Set problem ::
Images are not part of the copy; transcribe all the data exactly.

▽

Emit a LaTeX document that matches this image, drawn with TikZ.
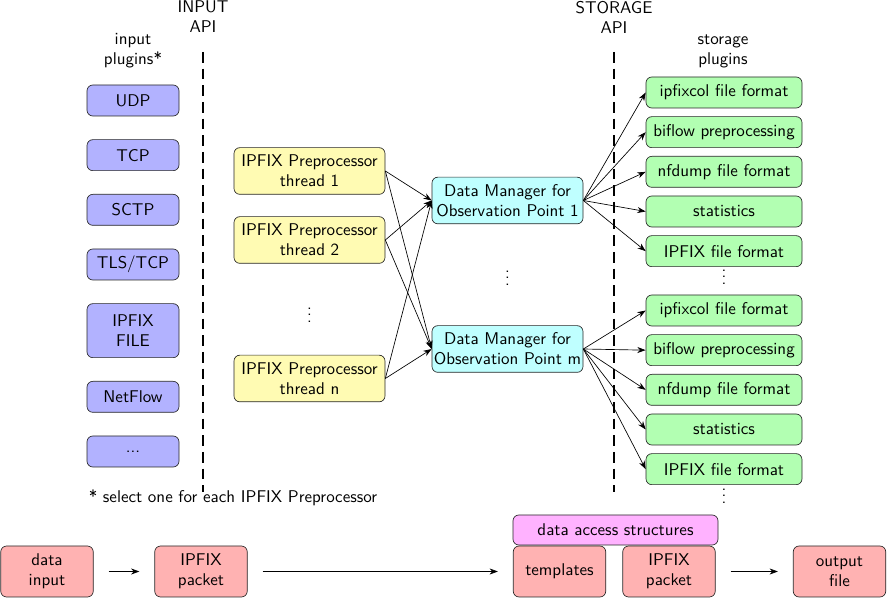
\documentclass[tikz,border=0pt]{standalone}
\usetikzlibrary{positioning,arrows.meta}
\definecolor{managercyan}{RGB}{191,255,255}
\definecolor{accessmagenta}{RGB}{255,178,255}
\begin{document}
\begin{tikzpicture}[x=0.6pt, y=-0.6pt, node distance=13.8pt,
	font=\sffamily\fontsize{10.2}{12}\selectfont,
	>={Stealth[length=5pt,width=3.6pt]},
	box/.style={draw=black!85, rounded corners=3.5pt, align=center, inner xsep=1pt},
	input node/.style={box, fill=blue!30, minimum width=55.2pt, minimum height=18.6pt},
	pre node/.style={box, fill=yellow!30, minimum width=90.6pt, minimum height=28pt},
	manager node/.style={box, fill=managercyan, minimum width=90.6pt, minimum height=28pt},
	storage node/.style={box, fill=green!30, minimum width=93.6pt, minimum height=18.6pt},
	data node/.style={box, fill=red!30, minimum width=55.5pt, minimum height=30.6pt},
	api line/.style={thick, dash pattern=on 6.5pt off 3.5pt}]
	
	\useasboundingbox (0,0) rectangle (887,598);
	
	% labels and API borders
	\node[align=center] (inlabel) at (133,51) {input\\plugins*};
	\node[align=center] (inapi) at (203,17) {INPUT\\API};
	\node[align=center] (stapi) at (614,17) {STORAGE\\API};
	\node[align=center] (stlabel) at (723,51) {storage\\plugins};
	\draw[api line] (203,52) -- (203,492);
	\draw[api line] (614,52) -- (614,492);
	
	% input plugins
	\node[input node] (udp) at (133,100.5) {UDP};
	\node[input node] (tcp) [below=of udp] {TCP};
	\node[input node] (sctp) [below=of tcp] {SCTP};
	\node[input node] (tls) [below=of sctp] {TLS/TCP};
	\node[input node, minimum height=32.4pt] (file) [below=of tls] {IPFIX\\FILE};
	\node[input node] (netflow) [below=of file] {NetFlow};
	\node[input node] (more) [below=of netflow] {...};
	\node (note) at (233,498) {* select one for each IPFIX Preprocessor};
	
	% preprocessors and data managers
	\node[pre node] (pa) at (309.5,171) {IPFIX Preprocessor\\thread 1};
	\node[pre node] (pb) at (309.5,240) {IPFIX Preprocessor\\thread 2};
	\node (pdots) at (309.5,310) {$\vdots$};
	\node[pre node] (pn) at (309.5,378.5) {IPFIX Preprocessor\\thread n};
	\node[manager node] (da) at (507.5,200.5) {Data Manager for\\Observation Point 1};
	\node (ddots) at (507.5,273) {$\vdots$};
	\node[manager node] (dm) at (507.5,349) {Data Manager for\\Observation Point m};
	
	% storage plugins
	\node[storage node] (sa1) at (724,92.5) {ipfixcol file format};
	\node[storage node] (sa2) [below=4.8pt of sa1] {biflow preprocessing};
	\node[storage node] (sa3) [below=4.8pt of sa2] {nfdump file format};
	\node[storage node] (sa4) [below=4.8pt of sa3] {statistics};
	\node[storage node] (sa5) [below=4.8pt of sa4] {IPFIX file format};
	\node (sadots) at (724,272) {$\vdots$};
	\node[storage node] (sm1) at (724,310.5) {ipfixcol file format};
	\node[storage node] (sm2) [below=4.8pt of sm1] {biflow preprocessing};
	\node[storage node] (sm3) [below=4.8pt of sm2] {nfdump file format};
	\node[storage node] (sm4) [below=4.8pt of sm3] {statistics};
	\node[storage node] (sm5) [below=4.8pt of sm4] {IPFIX file format};
	\node (smdots) at (724,491) {$\vdots$};
	
	% data flow
	\node[data node] (din) at (47,571.5) {data\\input};
	\node[data node] (pkt) at (201,571.5) {IPFIX\\packet};
	\node[data node] (tmpl) at (559.5,571.5) {templates};
	\node[data node] (pkt2) at (669,571.5) {IPFIX\\packet};
	\node[data node] (out) at (839.5,571.5) {output\\file};
	\node[box, fill=accessmagenta, minimum width=123pt, minimum height=18pt] (das) at (615.5,530) {data access structures};
	
	\path[->]
	(pa.east) edge (da.west)
	edge (dm.west)
	(pb.east) edge (da.west)
	edge (dm.west)
	(pn.east) edge (da.west)
	edge (dm.west)
	(da.east) edge (sa1.west)
	edge (sa2.west)
	edge (sa3.west)
	edge (sa4.west)
	edge (sa5.west)
	(dm.east) edge (sm1.west)
	edge (sm2.west)
	edge (sm3.west)
	edge (sm4.west)
	edge (sm5.west);
	
	\path[->, shorten >=9pt, shorten <=9pt]
	(din) edge (pkt)
	(pkt) edge (tmpl)
	(pkt2) edge (out);
\end{tikzpicture}
\end{document}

△

The answer ::
Emit a LaTeX document that matches this image, drawn with TikZ.
\documentclass[tikz,border=0pt]{standalone}
\usetikzlibrary{positioning,arrows.meta}
\definecolor{managercyan}{RGB}{191,255,255}
\definecolor{accessmagenta}{RGB}{255,178,255}
\begin{document}
\begin{tikzpicture}[x=0.6pt, y=-0.6pt, node distance=13.8pt,
	font=\sffamily\fontsize{10.2}{12}\selectfont,
	>={Stealth[length=5pt,width=3.6pt]},
	box/.style={draw=black!85, rounded corners=3.5pt, align=center, inner xsep=1pt},
	input node/.style={box, fill=blue!30, minimum width=55.2pt, minimum height=18.6pt},
	pre node/.style={box, fill=yellow!30, minimum width=90.6pt, minimum height=28pt},
	manager node/.style={box, fill=managercyan, minimum width=90.6pt, minimum height=28pt},
	storage node/.style={box, fill=green!30, minimum width=93.6pt, minimum height=18.6pt},
	data node/.style={box, fill=red!30, minimum width=55.5pt, minimum height=30.6pt},
	api line/.style={thick, dash pattern=on 6.5pt off 3.5pt}]
	
	\useasboundingbox (0,0) rectangle (887,598);
	
	% labels and API borders
	\node[align=center] (inlabel) at (133,51) {input\\plugins*};
	\node[align=center] (inapi) at (203,17) {INPUT\\API};
	\node[align=center] (stapi) at (614,17) {STORAGE\\API};
	\node[align=center] (stlabel) at (723,51) {storage\\plugins};
	\draw[api line] (203,52) -- (203,492);
	\draw[api line] (614,52) -- (614,492);
	
	% input plugins
	\node[input node] (udp) at (133,100.5) {UDP};
	\node[input node] (tcp) [below=of udp] {TCP};
	\node[input node] (sctp) [below=of tcp] {SCTP};
	\node[input node] (tls) [below=of sctp] {TLS/TCP};
	\node[input node, minimum height=32.4pt] (file) [below=of tls] {IPFIX\\FILE};
	\node[input node] (netflow) [below=of file] {NetFlow};
	\node[input node] (more) [below=of netflow] {...};
	\node (note) at (233,498) {* select one for each IPFIX Preprocessor};
	
	% preprocessors and data managers
	\node[pre node] (pa) at (309.5,171) {IPFIX Preprocessor\\thread 1};
	\node[pre node] (pb) at (309.5,240) {IPFIX Preprocessor\\thread 2};
	\node (pdots) at (309.5,310) {$\vdots$};
	\node[pre node] (pn) at (309.5,378.5) {IPFIX Preprocessor\\thread n};
	\node[manager node] (da) at (507.5,200.5) {Data Manager for\\Observation Point 1};
	\node (ddots) at (507.5,273) {$\vdots$};
	\node[manager node] (dm) at (507.5,349) {Data Manager for\\Observation Point m};
	
	% storage plugins
	\node[storage node] (sa1) at (724,92.5) {ipfixcol file format};
	\node[storage node] (sa2) [below=4.8pt of sa1] {biflow preprocessing};
	\node[storage node] (sa3) [below=4.8pt of sa2] {nfdump file format};
	\node[storage node] (sa4) [below=4.8pt of sa3] {statistics};
	\node[storage node] (sa5) [below=4.8pt of sa4] {IPFIX file format};
	\node (sadots) at (724,272) {$\vdots$};
	\node[storage node] (sm1) at (724,310.5) {ipfixcol file format};
	\node[storage node] (sm2) [below=4.8pt of sm1] {biflow preprocessing};
	\node[storage node] (sm3) [below=4.8pt of sm2] {nfdump file format};
	\node[storage node] (sm4) [below=4.8pt of sm3] {statistics};
	\node[storage node] (sm5) [below=4.8pt of sm4] {IPFIX file format};
	\node (smdots) at (724,491) {$\vdots$};
	
	% data flow
	\node[data node] (din) at (47,571.5) {data\\input};
	\node[data node] (pkt) at (201,571.5) {IPFIX\\packet};
	\node[data node] (tmpl) at (559.5,571.5) {templates};
	\node[data node] (pkt2) at (669,571.5) {IPFIX\\packet};
	\node[data node] (out) at (839.5,571.5) {output\\file};
	\node[box, fill=accessmagenta, minimum width=123pt, minimum height=18pt] (das) at (615.5,530) {data access structures};
	
	\path[->]
	(pa.east) edge (da.west)
	edge (dm.west)
	(pb.east) edge (da.west)
	edge (dm.west)
	(pn.east) edge (da.west)
	edge (dm.west)
	(da.east) edge (sa1.west)
	edge (sa2.west)
	edge (sa3.west)
	edge (sa4.west)
	edge (sa5.west)
	(dm.east) edge (sm1.west)
	edge (sm2.west)
	edge (sm3.west)
	edge (sm4.west)
	edge (sm5.west);
	
	\path[->, shorten >=9pt, shorten <=9pt]
	(din) edge (pkt)
	(pkt) edge (tmpl)
	(pkt2) edge (out);
\end{tikzpicture}
\end{document}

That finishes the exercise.